Benchmarking Electronic-Structure Methods for the Description of Dark Transitions in Carbonyls at and Beyond the Franck–Condon Point

Herein, we propose a comprehensive benchmark of electronic-structure methods to describe dark transitions, that is, transitions to excited electronic states characterized by a near-zero oscillator strength. This type of electronic state is particularly important for the photochemistry of molecules containing carbonyl groups, such as atmospheric volatile organic compounds (VOCs). The oscillator strength characterizing a dark transition can change dramatically by a slight alteration of the molecular geometry around its ground-state equilibrium, the so-called non-Condon effects. Hence, testing the performance of electronic-structure methods for dark transitions requires considering molecules at their Franck–Condon point (i.e., equilibrium geometry), but also beyond the Franck–Condon point. Our benchmark focuses on various electronic-structure methods─LR-TDDFT(/TDA), ADC(2), CC2, EOM-CCSD, CC2/3, XMS-CASPT2─with CC3/aug-cc-pVTZ serving as a theoretical best estimate. These techniques are tested against a set of 16 carbonyl-containing VOCs at their equilibrium geometry. We then assess the performance of these methods to describe the dark transition of acetaldehyde beyond its Franck–Condon point by (i) distorting the molecule toward its S₁ minimum energy structure and (ii) sampling an approximate ground-state quantum distribution for the molecule and calculating photoabsorption cross-sections within the nuclear ensemble approach.
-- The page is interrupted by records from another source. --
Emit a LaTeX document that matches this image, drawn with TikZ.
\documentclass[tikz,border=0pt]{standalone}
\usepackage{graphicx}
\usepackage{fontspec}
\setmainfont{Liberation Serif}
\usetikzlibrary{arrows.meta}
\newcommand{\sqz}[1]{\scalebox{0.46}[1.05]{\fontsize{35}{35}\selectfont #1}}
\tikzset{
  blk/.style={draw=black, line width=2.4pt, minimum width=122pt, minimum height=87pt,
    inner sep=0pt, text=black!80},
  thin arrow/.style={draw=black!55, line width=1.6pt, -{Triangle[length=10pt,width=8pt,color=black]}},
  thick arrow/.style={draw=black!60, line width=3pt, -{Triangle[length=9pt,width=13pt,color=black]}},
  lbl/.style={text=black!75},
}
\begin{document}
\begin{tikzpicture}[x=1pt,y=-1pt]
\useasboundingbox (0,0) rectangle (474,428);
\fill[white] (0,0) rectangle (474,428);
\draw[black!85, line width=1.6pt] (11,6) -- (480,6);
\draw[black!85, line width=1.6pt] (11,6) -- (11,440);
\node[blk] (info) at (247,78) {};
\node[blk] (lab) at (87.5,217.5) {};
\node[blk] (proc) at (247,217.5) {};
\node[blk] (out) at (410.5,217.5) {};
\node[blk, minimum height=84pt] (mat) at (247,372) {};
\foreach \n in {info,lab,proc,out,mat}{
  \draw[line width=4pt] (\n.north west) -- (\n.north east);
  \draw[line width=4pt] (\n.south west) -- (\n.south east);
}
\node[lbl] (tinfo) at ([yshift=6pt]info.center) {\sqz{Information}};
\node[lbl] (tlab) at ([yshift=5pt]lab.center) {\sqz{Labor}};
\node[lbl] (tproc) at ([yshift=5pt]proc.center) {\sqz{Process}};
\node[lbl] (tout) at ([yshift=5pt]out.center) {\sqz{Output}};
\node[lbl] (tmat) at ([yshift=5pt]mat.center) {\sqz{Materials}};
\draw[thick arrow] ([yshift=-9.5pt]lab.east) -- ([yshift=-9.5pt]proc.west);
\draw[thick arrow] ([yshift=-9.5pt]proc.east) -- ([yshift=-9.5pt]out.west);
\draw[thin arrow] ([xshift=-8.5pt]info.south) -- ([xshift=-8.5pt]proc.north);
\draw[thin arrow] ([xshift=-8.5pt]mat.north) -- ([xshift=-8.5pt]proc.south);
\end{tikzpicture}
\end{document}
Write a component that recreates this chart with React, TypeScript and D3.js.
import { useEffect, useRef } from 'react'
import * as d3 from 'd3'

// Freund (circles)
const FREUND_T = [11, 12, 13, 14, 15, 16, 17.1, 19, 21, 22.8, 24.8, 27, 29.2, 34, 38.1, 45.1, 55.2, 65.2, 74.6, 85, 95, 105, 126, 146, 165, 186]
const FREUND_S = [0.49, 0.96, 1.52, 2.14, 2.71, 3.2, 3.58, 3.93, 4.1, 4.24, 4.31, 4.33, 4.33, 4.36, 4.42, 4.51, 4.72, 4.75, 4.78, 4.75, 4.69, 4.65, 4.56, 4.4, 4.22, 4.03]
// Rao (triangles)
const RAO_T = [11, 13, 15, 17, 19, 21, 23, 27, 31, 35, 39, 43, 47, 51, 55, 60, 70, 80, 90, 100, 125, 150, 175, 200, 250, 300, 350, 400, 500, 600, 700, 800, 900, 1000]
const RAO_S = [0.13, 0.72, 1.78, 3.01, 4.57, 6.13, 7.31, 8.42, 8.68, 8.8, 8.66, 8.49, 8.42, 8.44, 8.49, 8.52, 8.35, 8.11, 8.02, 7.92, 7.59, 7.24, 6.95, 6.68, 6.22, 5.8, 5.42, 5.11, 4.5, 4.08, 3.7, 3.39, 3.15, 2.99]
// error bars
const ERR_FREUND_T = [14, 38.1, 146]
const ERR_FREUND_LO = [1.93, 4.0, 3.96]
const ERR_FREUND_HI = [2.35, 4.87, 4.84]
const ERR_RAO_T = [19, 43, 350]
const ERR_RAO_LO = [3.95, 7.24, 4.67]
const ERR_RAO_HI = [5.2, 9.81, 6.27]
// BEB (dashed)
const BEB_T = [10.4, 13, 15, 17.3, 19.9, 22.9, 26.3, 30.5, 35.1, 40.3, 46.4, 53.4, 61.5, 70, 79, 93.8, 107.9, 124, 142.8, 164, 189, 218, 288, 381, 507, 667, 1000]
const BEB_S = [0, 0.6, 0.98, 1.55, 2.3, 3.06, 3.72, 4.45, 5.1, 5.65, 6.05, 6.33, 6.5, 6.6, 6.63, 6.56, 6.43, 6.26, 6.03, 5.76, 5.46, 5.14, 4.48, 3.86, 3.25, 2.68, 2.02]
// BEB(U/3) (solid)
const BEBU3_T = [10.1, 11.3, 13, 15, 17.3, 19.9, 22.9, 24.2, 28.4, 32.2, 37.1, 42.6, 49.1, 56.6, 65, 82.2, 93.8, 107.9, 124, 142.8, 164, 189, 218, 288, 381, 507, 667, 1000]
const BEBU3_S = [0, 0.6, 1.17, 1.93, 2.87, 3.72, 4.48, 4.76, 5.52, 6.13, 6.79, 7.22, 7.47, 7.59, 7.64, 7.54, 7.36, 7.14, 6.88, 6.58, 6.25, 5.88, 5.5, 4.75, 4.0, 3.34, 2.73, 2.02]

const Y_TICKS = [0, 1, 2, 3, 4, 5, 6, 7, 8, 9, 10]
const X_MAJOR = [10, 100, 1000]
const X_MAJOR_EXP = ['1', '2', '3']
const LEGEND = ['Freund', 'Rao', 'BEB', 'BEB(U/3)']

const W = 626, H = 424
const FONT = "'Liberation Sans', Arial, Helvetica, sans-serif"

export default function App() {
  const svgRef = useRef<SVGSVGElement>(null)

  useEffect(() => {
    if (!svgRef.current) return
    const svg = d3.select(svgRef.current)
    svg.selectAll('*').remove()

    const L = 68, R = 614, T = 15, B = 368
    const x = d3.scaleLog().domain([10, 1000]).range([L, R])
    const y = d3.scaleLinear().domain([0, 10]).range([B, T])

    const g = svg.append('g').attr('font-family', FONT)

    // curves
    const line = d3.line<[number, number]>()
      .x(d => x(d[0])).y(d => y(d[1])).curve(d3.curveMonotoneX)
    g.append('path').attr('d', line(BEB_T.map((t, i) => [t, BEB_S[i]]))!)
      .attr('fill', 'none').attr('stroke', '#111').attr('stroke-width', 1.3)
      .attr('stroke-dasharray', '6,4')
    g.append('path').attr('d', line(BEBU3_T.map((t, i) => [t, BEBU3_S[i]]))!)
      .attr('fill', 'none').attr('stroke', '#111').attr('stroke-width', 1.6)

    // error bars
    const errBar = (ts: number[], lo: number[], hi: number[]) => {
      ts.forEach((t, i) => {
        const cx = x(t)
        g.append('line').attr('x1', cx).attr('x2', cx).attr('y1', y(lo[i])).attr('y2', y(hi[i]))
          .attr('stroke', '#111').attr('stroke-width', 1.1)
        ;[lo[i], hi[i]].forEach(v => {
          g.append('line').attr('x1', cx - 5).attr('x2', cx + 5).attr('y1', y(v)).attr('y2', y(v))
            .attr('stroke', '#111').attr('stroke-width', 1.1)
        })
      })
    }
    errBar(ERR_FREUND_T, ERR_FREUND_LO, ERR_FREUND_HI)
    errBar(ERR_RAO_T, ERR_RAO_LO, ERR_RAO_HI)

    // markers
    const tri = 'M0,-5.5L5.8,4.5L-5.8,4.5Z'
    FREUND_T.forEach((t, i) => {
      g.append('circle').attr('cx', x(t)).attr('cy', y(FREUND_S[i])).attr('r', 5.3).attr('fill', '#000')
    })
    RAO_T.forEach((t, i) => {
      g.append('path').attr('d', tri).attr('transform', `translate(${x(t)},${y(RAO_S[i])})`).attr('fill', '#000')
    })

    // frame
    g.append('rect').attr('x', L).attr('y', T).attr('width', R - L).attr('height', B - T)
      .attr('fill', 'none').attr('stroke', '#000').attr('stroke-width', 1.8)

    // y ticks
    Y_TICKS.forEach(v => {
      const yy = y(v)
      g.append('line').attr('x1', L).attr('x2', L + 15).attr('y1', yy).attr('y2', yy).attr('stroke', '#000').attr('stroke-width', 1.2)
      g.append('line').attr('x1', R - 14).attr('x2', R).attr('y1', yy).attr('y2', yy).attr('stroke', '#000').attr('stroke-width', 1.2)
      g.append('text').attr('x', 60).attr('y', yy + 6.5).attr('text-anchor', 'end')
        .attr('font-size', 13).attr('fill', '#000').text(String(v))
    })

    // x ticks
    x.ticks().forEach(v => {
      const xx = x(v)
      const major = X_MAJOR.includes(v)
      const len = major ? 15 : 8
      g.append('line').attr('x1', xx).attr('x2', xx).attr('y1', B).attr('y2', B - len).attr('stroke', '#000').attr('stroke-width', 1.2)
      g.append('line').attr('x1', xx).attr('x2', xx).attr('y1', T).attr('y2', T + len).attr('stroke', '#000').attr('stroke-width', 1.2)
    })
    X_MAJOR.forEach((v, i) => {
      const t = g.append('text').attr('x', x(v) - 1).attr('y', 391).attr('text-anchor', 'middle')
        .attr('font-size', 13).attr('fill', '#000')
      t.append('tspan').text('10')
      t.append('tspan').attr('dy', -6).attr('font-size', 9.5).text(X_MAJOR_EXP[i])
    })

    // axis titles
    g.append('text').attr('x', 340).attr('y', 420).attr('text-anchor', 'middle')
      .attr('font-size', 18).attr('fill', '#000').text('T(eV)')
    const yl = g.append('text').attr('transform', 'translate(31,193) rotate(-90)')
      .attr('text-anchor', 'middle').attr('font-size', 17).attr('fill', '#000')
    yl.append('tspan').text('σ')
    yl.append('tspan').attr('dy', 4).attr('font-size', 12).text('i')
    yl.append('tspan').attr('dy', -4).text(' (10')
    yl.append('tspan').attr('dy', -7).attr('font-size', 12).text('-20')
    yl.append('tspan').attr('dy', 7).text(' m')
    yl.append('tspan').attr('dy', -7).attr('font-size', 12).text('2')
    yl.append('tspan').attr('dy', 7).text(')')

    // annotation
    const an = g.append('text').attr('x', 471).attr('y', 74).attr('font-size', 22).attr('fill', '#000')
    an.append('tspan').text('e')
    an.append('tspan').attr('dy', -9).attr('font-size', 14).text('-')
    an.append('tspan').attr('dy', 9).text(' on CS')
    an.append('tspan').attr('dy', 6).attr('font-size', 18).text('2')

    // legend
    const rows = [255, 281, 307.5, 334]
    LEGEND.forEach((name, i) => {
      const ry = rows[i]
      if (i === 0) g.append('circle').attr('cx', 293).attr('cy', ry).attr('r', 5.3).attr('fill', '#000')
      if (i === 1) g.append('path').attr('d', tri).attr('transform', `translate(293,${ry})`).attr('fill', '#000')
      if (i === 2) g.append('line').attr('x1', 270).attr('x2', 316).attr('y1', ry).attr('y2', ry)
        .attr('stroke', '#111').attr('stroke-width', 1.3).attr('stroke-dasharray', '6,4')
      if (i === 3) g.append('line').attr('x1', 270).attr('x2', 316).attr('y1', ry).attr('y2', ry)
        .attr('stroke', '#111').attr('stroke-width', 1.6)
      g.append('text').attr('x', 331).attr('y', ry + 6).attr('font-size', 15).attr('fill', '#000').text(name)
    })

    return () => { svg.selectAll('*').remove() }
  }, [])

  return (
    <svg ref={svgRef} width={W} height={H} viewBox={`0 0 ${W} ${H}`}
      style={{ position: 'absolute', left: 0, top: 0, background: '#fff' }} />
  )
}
Based on the calculated cross-sections, we calculate the photolysis half-life as depicted by the different electronic-structure methods─highlighting the impact of the different electronic-structure methods on predicted experimental photolysis observables. The observed inhomogeneities in the performance of certain methods in different regions of the potential energy surface, and their effect on the calculated observables, highlight the need to conduct analyses beyond the Franck–Condon point when benchmarking electronic-structure methods for describing excited states.